In another of Petty’s early childhood memories, she’s eating a peanut butter-and- mayonnaise sandwich. That was my favorite sandwich as a kid.
The establishments in Salina that Petty and Dekker visit—Nick’s Pawn Shop and Knucklehead’s Tavern—are real places.
Petty and Dekker’s evasion of the police is based on a true event. (I plead the fifth.)
Curt and Rita’s farmhouse in Wamego is based on my friends Tama and Kevin Wagner’s rental during my time in small-market radio in Manhattan, KS.
The radio station that Roxanne and Petty listen to, KQLA, was the first radio station I ever worked at.
Roxanne’s supermoon story is based on an experience I had as a kid.
Two of Curt’s daughters are named after mine, Chloe and Layla, although they never appear onstage.
The third daughter, Roxanne, is of course named after the song by The Police. She is also modeled after my oldest daughter, Chloe.
The church where Petty’s folks were married in Greenwood Village, Colorado, is the same one Andy and I were married in.
Petty reads in one of the letters about a box turtle who had a hole drilled in its shell so it could be chained to a porch. This is a true story. (But I didn’t do it.)

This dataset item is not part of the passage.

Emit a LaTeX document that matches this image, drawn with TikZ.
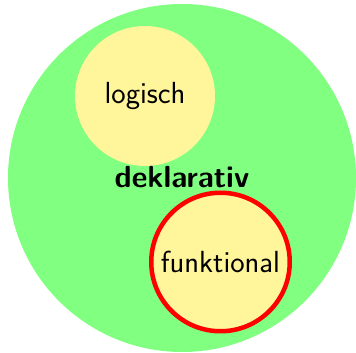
\documentclass[tikz,border=0pt]{standalone}
\begin{document}
\begin{tikzpicture}[x=1pt,y=1pt,
  big/.style={circle,fill=biggreen,inner sep=0pt,minimum size=348pt},
  sub/.style={circle,fill=subyellow,inner sep=0pt,font=\sffamily\fontsize{30.5}{33}\selectfont},
  hl/.style={draw=red,line width=4.5pt},
  lbl/.style={font=\sffamily\bfseries\fontsize{30.5}{33}\selectfont,anchor=base}]
\definecolor{biggreen}{RGB}{128,255,128}
\definecolor{subyellow}{RGB}{255,245,155}
\useasboundingbox (0,0) rectangle (356,353);
\node[big] (decl) at (182,175) {};
\node[sub,minimum size=140pt] (log) at (145,257) {logisch};
\node[sub,hl,minimum size=138.5pt] (fun) at (220.5,91) {funktional};
\node[lbl] (dl) at (182,165) {deklarativ};
\end{tikzpicture}
\end{document}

The tornado sequence is based on my experience driving across Nebraska where a tornado touched down within a mile of where I was. My car didn’t rise in the air, but the rest of it is right on the money.
The storm chaser who picks up Petty and Dekker is modeled after one of my college boyfriends.
Motel 9 in Denver is a real place.
Paiute, Colorado, is not.
The Black Star Mine is loosely modeled on the Climax molybdenum mine near Leadville, Colorado, but is not abandoned or contaminated, and is in fact a working mine.
Petty’s mother is named for my friend Marianne Goulding.
The original idea for this book began around 2002. An acquaintance mentioned that her mother had passed away when she was young, and I asked if it was cancer. She said, “No, my mom was stalked, kidnapped, and murdered.” This acquaintance was ethereally beautiful, and I thought at the time, I’ll bet her mom was just as beautiful, and some psycho nutbag saw her and decided he was going to have her. I filed this story away in my brain until 2012, when I read about a journalist who lost his father when he was a kid. He’d always been told that it was a heart attack, but as an adult, he found out that his dad had actually been the victim of a mafia hit. The journalist went on a journey to find out exactly what had happened to his dad. I put those two stories together and the result is THE DROWNING GAME.